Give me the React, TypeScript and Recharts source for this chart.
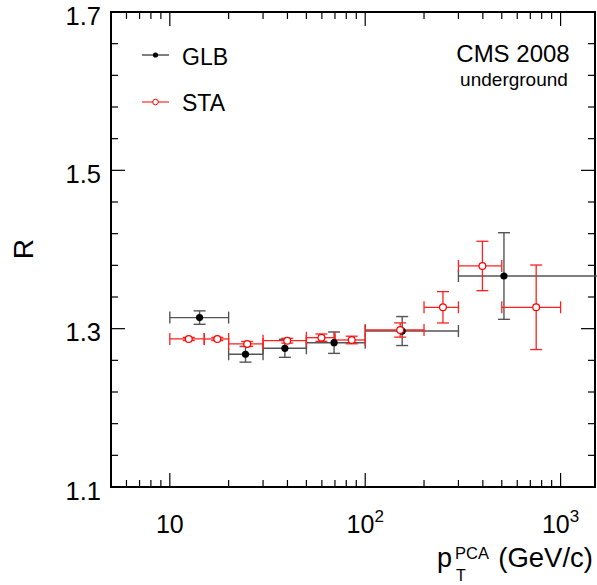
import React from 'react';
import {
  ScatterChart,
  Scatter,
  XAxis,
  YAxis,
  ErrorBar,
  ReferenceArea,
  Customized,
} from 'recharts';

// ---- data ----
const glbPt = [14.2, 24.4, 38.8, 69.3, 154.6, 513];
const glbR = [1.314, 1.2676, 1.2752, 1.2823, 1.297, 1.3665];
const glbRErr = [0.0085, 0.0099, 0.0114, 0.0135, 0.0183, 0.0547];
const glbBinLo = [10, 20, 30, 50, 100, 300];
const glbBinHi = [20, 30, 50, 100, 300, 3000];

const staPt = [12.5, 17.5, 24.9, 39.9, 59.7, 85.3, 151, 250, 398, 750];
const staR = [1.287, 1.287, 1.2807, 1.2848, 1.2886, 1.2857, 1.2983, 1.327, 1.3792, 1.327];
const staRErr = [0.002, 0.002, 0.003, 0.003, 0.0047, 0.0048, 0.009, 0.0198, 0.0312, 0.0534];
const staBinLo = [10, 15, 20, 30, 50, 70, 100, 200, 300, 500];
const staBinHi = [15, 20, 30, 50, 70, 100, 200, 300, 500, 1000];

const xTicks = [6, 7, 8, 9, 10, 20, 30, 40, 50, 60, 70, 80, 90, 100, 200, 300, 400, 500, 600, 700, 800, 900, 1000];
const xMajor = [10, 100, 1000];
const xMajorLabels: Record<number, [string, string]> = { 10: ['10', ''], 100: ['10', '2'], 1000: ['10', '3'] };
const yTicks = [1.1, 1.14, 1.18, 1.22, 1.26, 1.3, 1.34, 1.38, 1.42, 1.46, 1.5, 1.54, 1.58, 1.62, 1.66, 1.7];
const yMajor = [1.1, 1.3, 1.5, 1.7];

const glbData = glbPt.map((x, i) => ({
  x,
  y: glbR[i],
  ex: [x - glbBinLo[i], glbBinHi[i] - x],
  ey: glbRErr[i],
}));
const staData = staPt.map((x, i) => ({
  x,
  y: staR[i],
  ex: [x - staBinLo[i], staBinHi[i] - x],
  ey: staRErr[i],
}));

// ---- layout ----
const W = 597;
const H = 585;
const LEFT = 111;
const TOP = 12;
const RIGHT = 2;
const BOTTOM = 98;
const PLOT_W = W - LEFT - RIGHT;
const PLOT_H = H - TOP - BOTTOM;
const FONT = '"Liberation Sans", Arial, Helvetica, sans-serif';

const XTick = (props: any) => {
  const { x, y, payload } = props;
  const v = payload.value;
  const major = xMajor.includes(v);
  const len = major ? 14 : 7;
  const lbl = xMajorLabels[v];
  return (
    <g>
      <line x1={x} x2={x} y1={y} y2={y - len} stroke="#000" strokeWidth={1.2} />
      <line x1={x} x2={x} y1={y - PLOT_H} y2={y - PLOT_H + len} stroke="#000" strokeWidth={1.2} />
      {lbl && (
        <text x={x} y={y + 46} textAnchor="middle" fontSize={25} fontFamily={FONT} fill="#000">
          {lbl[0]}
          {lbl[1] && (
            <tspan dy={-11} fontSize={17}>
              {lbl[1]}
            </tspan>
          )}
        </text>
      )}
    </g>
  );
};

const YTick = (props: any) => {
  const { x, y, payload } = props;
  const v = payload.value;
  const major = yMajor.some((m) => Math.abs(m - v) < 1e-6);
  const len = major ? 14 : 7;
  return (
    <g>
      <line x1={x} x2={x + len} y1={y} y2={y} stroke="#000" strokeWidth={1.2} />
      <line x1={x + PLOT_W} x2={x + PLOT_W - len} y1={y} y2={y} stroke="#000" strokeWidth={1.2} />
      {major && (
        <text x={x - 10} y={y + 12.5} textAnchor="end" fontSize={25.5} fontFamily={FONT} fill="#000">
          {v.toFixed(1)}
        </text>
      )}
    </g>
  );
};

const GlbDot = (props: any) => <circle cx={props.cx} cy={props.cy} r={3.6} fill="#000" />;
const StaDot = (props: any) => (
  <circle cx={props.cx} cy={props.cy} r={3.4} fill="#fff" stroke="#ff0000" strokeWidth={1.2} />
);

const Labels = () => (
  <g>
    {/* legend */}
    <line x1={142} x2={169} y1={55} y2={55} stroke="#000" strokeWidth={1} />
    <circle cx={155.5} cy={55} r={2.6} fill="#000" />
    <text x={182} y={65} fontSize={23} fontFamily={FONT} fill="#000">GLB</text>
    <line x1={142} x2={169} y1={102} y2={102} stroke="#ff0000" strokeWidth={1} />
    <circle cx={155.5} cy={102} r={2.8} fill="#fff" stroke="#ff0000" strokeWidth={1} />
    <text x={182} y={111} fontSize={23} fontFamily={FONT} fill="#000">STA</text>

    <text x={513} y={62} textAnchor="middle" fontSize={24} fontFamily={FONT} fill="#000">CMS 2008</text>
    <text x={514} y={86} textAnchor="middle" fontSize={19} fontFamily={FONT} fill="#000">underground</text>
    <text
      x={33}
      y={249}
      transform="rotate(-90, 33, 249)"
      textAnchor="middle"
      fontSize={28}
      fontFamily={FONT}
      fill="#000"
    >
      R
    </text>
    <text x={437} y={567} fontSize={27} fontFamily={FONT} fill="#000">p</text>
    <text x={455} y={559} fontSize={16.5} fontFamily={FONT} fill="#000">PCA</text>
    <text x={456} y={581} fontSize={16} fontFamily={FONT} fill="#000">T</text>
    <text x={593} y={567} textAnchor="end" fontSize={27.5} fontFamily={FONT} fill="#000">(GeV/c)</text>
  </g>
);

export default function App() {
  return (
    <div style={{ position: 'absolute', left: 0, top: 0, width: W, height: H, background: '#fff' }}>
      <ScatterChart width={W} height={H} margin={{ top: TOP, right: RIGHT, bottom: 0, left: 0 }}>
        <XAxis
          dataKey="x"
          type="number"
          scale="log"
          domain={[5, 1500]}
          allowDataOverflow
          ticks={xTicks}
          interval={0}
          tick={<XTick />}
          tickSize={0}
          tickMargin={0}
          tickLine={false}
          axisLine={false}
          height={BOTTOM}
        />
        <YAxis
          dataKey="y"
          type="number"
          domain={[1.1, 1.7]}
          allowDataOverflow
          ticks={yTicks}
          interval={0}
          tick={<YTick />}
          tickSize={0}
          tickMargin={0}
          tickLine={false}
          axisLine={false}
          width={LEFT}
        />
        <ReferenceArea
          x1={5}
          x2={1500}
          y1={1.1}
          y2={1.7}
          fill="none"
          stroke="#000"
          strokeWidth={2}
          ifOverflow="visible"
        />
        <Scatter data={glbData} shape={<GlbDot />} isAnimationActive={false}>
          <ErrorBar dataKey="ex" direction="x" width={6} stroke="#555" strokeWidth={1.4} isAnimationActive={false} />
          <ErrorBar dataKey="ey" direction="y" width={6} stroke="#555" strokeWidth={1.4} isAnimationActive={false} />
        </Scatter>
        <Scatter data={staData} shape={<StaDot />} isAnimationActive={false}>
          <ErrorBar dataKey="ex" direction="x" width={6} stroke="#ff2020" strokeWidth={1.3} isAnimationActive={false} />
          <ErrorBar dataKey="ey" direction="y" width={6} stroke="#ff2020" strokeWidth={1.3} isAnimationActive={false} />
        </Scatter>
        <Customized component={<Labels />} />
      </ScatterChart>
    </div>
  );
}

## PROBLEM TO WORK ON
Look at the listing and set down only the lines from its start through the line with "300, 500, 1000];", word for word and without pictures.

## WORKED SOLUTION
Give me the React, TypeScript and Recharts source for this chart.
import React from 'react';
import {
  ScatterChart,
  Scatter,
  XAxis,
  YAxis,
  ErrorBar,
  ReferenceArea,
  Customized,
} from 'recharts';

// ---- data ----
const glbPt = [14.2, 24.4, 38.8, 69.3, 154.6, 513];
const glbR = [1.314, 1.2676, 1.2752, 1.2823, 1.297, 1.3665];
const glbRErr = [0.0085, 0.0099, 0.0114, 0.0135, 0.0183, 0.0547];
const glbBinLo = [10, 20, 30, 50, 100, 300];
const glbBinHi = [20, 30, 50, 100, 300, 3000];

const staPt = [12.5, 17.5, 24.9, 39.9, 59.7, 85.3, 151, 250, 398, 750];
const staR = [1.287, 1.287, 1.2807, 1.2848, 1.2886, 1.2857, 1.2983, 1.327, 1.3792, 1.327];
const staRErr = [0.002, 0.002, 0.003, 0.003, 0.0047, 0.0048, 0.009, 0.0198, 0.0312, 0.0534];
const staBinLo = [10, 15, 20, 30, 50, 70, 100, 200, 300, 500];
const staBinHi = [15, 20, 30, 50, 70, 100, 200, 300, 500, 1000];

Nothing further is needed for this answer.